INFORMATION PROVIDED
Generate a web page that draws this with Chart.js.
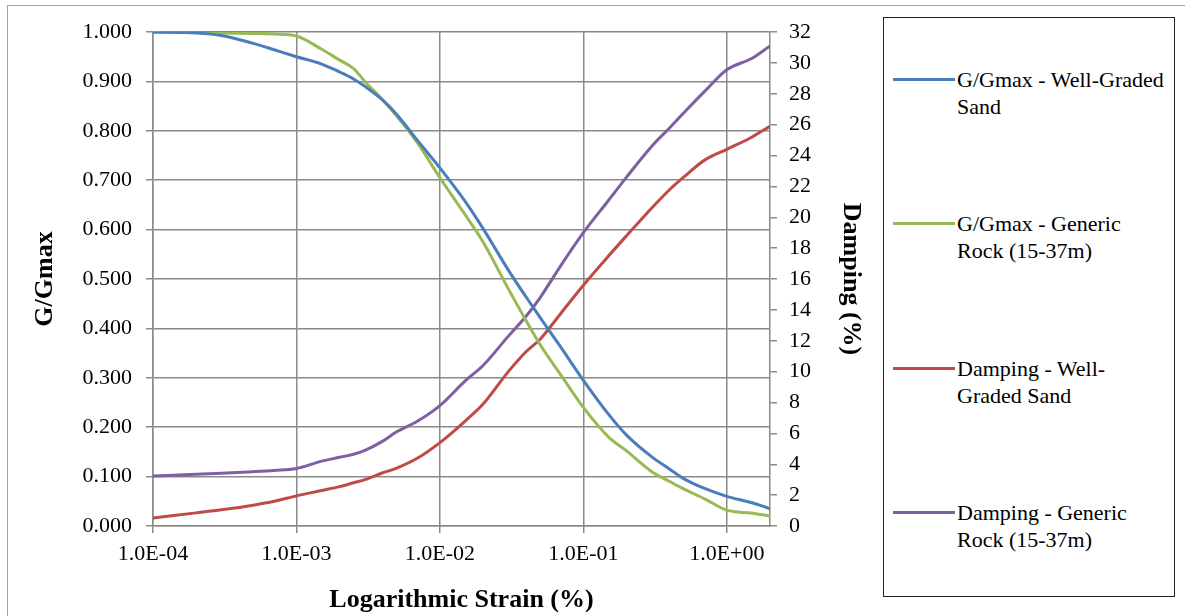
<!DOCTYPE html>
<html>
<head>
<meta charset="utf-8">
<script src="https://cdn.jsdelivr.net/npm/chart.js@4/dist/chart.umd.min.js"></script>
<style>
  body { margin: 0; background: #fff; font-family: "Liberation Serif", "Times New Roman", serif; }
  #frame { position: absolute; left: 7px; top: 5px; width: 1300px; height: 700px; border: 1px solid #a0a0a0; }
  #chart { position: absolute; left: 0; top: 0; }
  #legend { position: absolute; left: 883px; top: 17px; width: 292px; height: 580px; border: 1px solid #222; box-sizing: border-box; }
  .item { position: absolute; left: 9px; font-size: 22px; line-height: 27px; color: #000; }
  .item .swatch { position: absolute; left: 0; top: 12px; width: 62px; height: 3px; }
  .item .txt { margin-left: 64px; width: 211px; }
</style>
</head>
<body>
<div id="frame"></div>
<canvas id="chart" width="880" height="616"></canvas>
<div id="legend"></div>
<script>
// strain (%) sample points, log axis
const strain = [1e-4, 2e-4, 3e-4, 5e-4, 7e-4, 1e-3, 1.5e-3, 2e-3, 2.5e-3, 3e-3, 4e-3, 5e-3, 7e-3,
  1e-2, 1.5e-2, 2e-2, 3e-2, 4e-2, 5e-2, 7e-2, 0.1, 0.15, 0.2, 0.3, 0.4, 0.5, 0.7, 1, 1.5, 2];

const ggmaxSand = [1.000, 0.998, 0.993, 0.977, 0.964, 0.950, 0.935, 0.919, 0.905, 0.890, 0.862, 0.833, 0.780,
  0.725, 0.657, 0.602, 0.518, 0.463, 0.422, 0.361, 0.295, 0.226, 0.184, 0.140, 0.115, 0.096, 0.076, 0.060, 0.047, 0.035];

const ggmaxRock = [1.000, 0.999, 0.998, 0.997, 0.996, 0.992, 0.965, 0.943, 0.926, 0.900, 0.862, 0.830, 0.775,
  0.705, 0.630, 0.575, 0.480, 0.415, 0.367, 0.305, 0.240, 0.180, 0.152, 0.110, 0.090, 0.075, 0.055, 0.032, 0.026, 0.020];

const dampingSand = [0.52, 0.85, 1.05, 1.35, 1.60, 1.95, 2.30, 2.55, 2.80, 3.00, 3.45, 3.75, 4.40,
  5.40, 6.80, 7.90, 10.0, 11.3, 12.1, 13.8, 15.6, 17.5, 18.8, 20.6, 21.8, 22.6, 23.7, 24.4, 25.2, 25.9];

const dampingRock = [3.24, 3.35, 3.42, 3.52, 3.60, 3.72, 4.20, 4.45, 4.65, 4.90, 5.50, 6.10, 6.80,
  7.80, 9.40, 10.4, 12.3, 13.6, 14.8, 16.9, 19.0, 21.1, 22.6, 24.6, 25.8, 26.75, 28.15, 29.55, 30.3, 31.1];

const seriesNames = ['G/Gmax - Well-Graded Sand', 'G/Gmax - Generic Rock (15-37m)',
  'Damping - Well-Graded Sand', 'Damping - Generic Rock (15-37m)'];
const seriesColors = ['#4a7ebb', '#98b954', '#be4b48', '#7d60a0'];

const strainTicks = [1e-4, 1e-3, 1e-2, 1e-1, 1];
const strainLabels = ['1.0E-04', '1.0E-03', '1.0E-02', '1.0E-01', '1.0E+00'];

const toPoints = ys => ys.map((y, i) => ({ x: strain[i], y: y }));
const seriesData = [ggmaxSand, ggmaxRock, dampingSand, dampingRock];
const seriesAxis = ['yG', 'yG', 'yD', 'yD'];

const gridColor = '#8a8a8a';
const tickFont = { family: 'Liberation Serif', size: 22 };
const titleFont = { family: 'Liberation Serif', size: 26, weight: 'bold' };

const chart = new Chart(document.getElementById('chart').getContext('2d'), {
  type: 'line',
  data: {
    datasets: seriesData.map((ys, i) => ({
      label: seriesNames[i],
      data: toPoints(ys),
      yAxisID: seriesAxis[i],
      borderColor: seriesColors[i],
      backgroundColor: seriesColors[i],
      borderWidth: 3,
      pointRadius: 0,
      cubicInterpolationMode: 'monotone',
      fill: false
    }))
  },
  options: {
    responsive: false,
    animation: false,
    layout: { padding: { top: 32, left: 0, right: 0, bottom: 0 } },
    plugins: { legend: { display: false }, tooltip: { enabled: false } },
    scales: {
      x: {
        type: 'logarithmic',
        min: 1e-4,
        max: 2,
        afterBuildTicks: s => { s.ticks = strainTicks.map(v => ({ value: v })); },
        afterFit: s => { s.height = 90; },
        grid: { color: gridColor, lineWidth: 1.5, tickLength: 7 },
        border: { color: gridColor, width: 1.5 },
        ticks: {
          color: '#000', font: tickFont, padding: 8, maxRotation: 0, autoSkip: false,
          callback: (v, i) => strainLabels[i]
        },
        title: { display: true, text: 'Logarithmic Strain (%)', color: '#000', font: titleFont, padding: { bottom: 0 } }
      },
      yG: {
        position: 'left',
        min: 0,
        max: 1,
        afterFit: s => { s.width = 153; },
        grid: { color: gridColor, lineWidth: 1.5, tickLength: 7 },
        border: { color: gridColor, width: 1.5 },
        ticks: { stepSize: 0.1, color: '#000', font: tickFont, padding: 14, callback: v => v.toFixed(3) },
        title: { display: true, text: 'G/Gmax', color: '#000', font: titleFont, padding: { top: 30 } }
      },
      yD: {
        position: 'right',
        min: 0,
        max: 32,
        afterFit: s => { s.width = 110; },
        grid: { drawOnChartArea: false, color: gridColor, lineWidth: 1.5, tickLength: 7 },
        border: { color: gridColor, width: 1.5 },
        ticks: { stepSize: 2, color: '#000', font: tickFont, padding: 12 },
        title: { display: true, text: 'Damping (%)', color: '#000', font: titleFont, padding: { top: 14 } }
      }
    }
  }
});

// legend box built from the series names/colours
const legend = document.getElementById('legend');
const itemTops = [48, 192, 337, 481];
seriesNames.forEach((name, i) => {
  const it = document.createElement('div');
  it.className = 'item';
  it.style.top = itemTops[i] + 'px';
  it.innerHTML = '<div class="swatch" style="background:' + seriesColors[i] + '"></div><div class="txt"></div>';
  it.querySelector('.txt').textContent = name;
  legend.appendChild(it);
});
</script>
</body>
</html>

SHORT TASK
Write out the whole listing again, exactly, with no pictures.

FULL OUTPUT
Generate a web page that draws this with Chart.js.
<!DOCTYPE html>
<html>
<head>
<meta charset="utf-8">
<script src="https://cdn.jsdelivr.net/npm/chart.js@4/dist/chart.umd.min.js"></script>
<style>
  body { margin: 0; background: #fff; font-family: "Liberation Serif", "Times New Roman", serif; }
  #frame { position: absolute; left: 7px; top: 5px; width: 1300px; height: 700px; border: 1px solid #a0a0a0; }
  #chart { position: absolute; left: 0; top: 0; }
  #legend { position: absolute; left: 883px; top: 17px; width: 292px; height: 580px; border: 1px solid #222; box-sizing: border-box; }
  .item { position: absolute; left: 9px; font-size: 22px; line-height: 27px; color: #000; }
  .item .swatch { position: absolute; left: 0; top: 12px; width: 62px; height: 3px; }
  .item .txt { margin-left: 64px; width: 211px; }
</style>
</head>
<body>
<div id="frame"></div>
<canvas id="chart" width="880" height="616"></canvas>
<div id="legend"></div>
<script>
// strain (%) sample points, log axis
const strain = [1e-4, 2e-4, 3e-4, 5e-4, 7e-4, 1e-3, 1.5e-3, 2e-3, 2.5e-3, 3e-3, 4e-3, 5e-3, 7e-3,
  1e-2, 1.5e-2, 2e-2, 3e-2, 4e-2, 5e-2, 7e-2, 0.1, 0.15, 0.2, 0.3, 0.4, 0.5, 0.7, 1, 1.5, 2];

const ggmaxSand = [1.000, 0.998, 0.993, 0.977, 0.964, 0.950, 0.935, 0.919, 0.905, 0.890, 0.862, 0.833, 0.780,
  0.725, 0.657, 0.602, 0.518, 0.463, 0.422, 0.361, 0.295, 0.226, 0.184, 0.140, 0.115, 0.096, 0.076, 0.060, 0.047, 0.035];

const ggmaxRock = [1.000, 0.999, 0.998, 0.997, 0.996, 0.992, 0.965, 0.943, 0.926, 0.900, 0.862, 0.830, 0.775,
  0.705, 0.630, 0.575, 0.480, 0.415, 0.367, 0.305, 0.240, 0.180, 0.152, 0.110, 0.090, 0.075, 0.055, 0.032, 0.026, 0.020];

const dampingSand = [0.52, 0.85, 1.05, 1.35, 1.60, 1.95, 2.30, 2.55, 2.80, 3.00, 3.45, 3.75, 4.40,
  5.40, 6.80, 7.90, 10.0, 11.3, 12.1, 13.8, 15.6, 17.5, 18.8, 20.6, 21.8, 22.6, 23.7, 24.4, 25.2, 25.9];

const dampingRock = [3.24, 3.35, 3.42, 3.52, 3.60, 3.72, 4.20, 4.45, 4.65, 4.90, 5.50, 6.10, 6.80,
  7.80, 9.40, 10.4, 12.3, 13.6, 14.8, 16.9, 19.0, 21.1, 22.6, 24.6, 25.8, 26.75, 28.15, 29.55, 30.3, 31.1];

const seriesNames = ['G/Gmax - Well-Graded Sand', 'G/Gmax - Generic Rock (15-37m)',
  'Damping - Well-Graded Sand', 'Damping - Generic Rock (15-37m)'];
const seriesColors = ['#4a7ebb', '#98b954', '#be4b48', '#7d60a0'];

const strainTicks = [1e-4, 1e-3, 1e-2, 1e-1, 1];
const strainLabels = ['1.0E-04', '1.0E-03', '1.0E-02', '1.0E-01', '1.0E+00'];

const toPoints = ys => ys.map((y, i) => ({ x: strain[i], y: y }));
const seriesData = [ggmaxSand, ggmaxRock, dampingSand, dampingRock];
const seriesAxis = ['yG', 'yG', 'yD', 'yD'];

const gridColor = '#8a8a8a';
const tickFont = { family: 'Liberation Serif', size: 22 };
const titleFont = { family: 'Liberation Serif', size: 26, weight: 'bold' };

const chart = new Chart(document.getElementById('chart').getContext('2d'), {
  type: 'line',
  data: {
    datasets: seriesData.map((ys, i) => ({
      label: seriesNames[i],
      data: toPoints(ys),
      yAxisID: seriesAxis[i],
      borderColor: seriesColors[i],
      backgroundColor: seriesColors[i],
      borderWidth: 3,
      pointRadius: 0,
      cubicInterpolationMode: 'monotone',
      fill: false
    }))
  },
  options: {
    responsive: false,
    animation: false,
    layout: { padding: { top: 32, left: 0, right: 0, bottom: 0 } },
    plugins: { legend: { display: false }, tooltip: { enabled: false } },
    scales: {
      x: {
        type: 'logarithmic',
        min: 1e-4,
        max: 2,
        afterBuildTicks: s => { s.ticks = strainTicks.map(v => ({ value: v })); },
        afterFit: s => { s.height = 90; },
        grid: { color: gridColor, lineWidth: 1.5, tickLength: 7 },
        border: { color: gridColor, width: 1.5 },
        ticks: {
          color: '#000', font: tickFont, padding: 8, maxRotation: 0, autoSkip: false,
          callback: (v, i) => strainLabels[i]
        },
        title: { display: true, text: 'Logarithmic Strain (%)', color: '#000', font: titleFont, padding: { bottom: 0 } }
      },
      yG: {
        position: 'left',
        min: 0,
        max: 1,
        afterFit: s => { s.width = 153; },
        grid: { color: gridColor, lineWidth: 1.5, tickLength: 7 },
        border: { color: gridColor, width: 1.5 },
        ticks: { stepSize: 0.1, color: '#000', font: tickFont, padding: 14, callback: v => v.toFixed(3) },
        title: { display: true, text: 'G/Gmax', color: '#000', font: titleFont, padding: { top: 30 } }
      },
      yD: {
        position: 'right',
        min: 0,
        max: 32,
        afterFit: s => { s.width = 110; },
        grid: { drawOnChartArea: false, color: gridColor, lineWidth: 1.5, tickLength: 7 },
        border: { color: gridColor, width: 1.5 },
        ticks: { stepSize: 2, color: '#000', font: tickFont, padding: 12 },
        title: { display: true, text: 'Damping (%)', color: '#000', font: titleFont, padding: { top: 14 } }
      }
    }
  }
});

// legend box built from the series names/colours
const legend = document.getElementById('legend');
const itemTops = [48, 192, 337, 481];
seriesNames.forEach((name, i) => {
  const it = document.createElement('div');
  it.className = 'item';
  it.style.top = itemTops[i] + 'px';
  it.innerHTML = '<div class="swatch" style="background:' + seriesColors[i] + '"></div><div class="txt"></div>';
  it.querySelector('.txt').textContent = name;
  legend.appendChild(it);
});
</script>
</body>
</html>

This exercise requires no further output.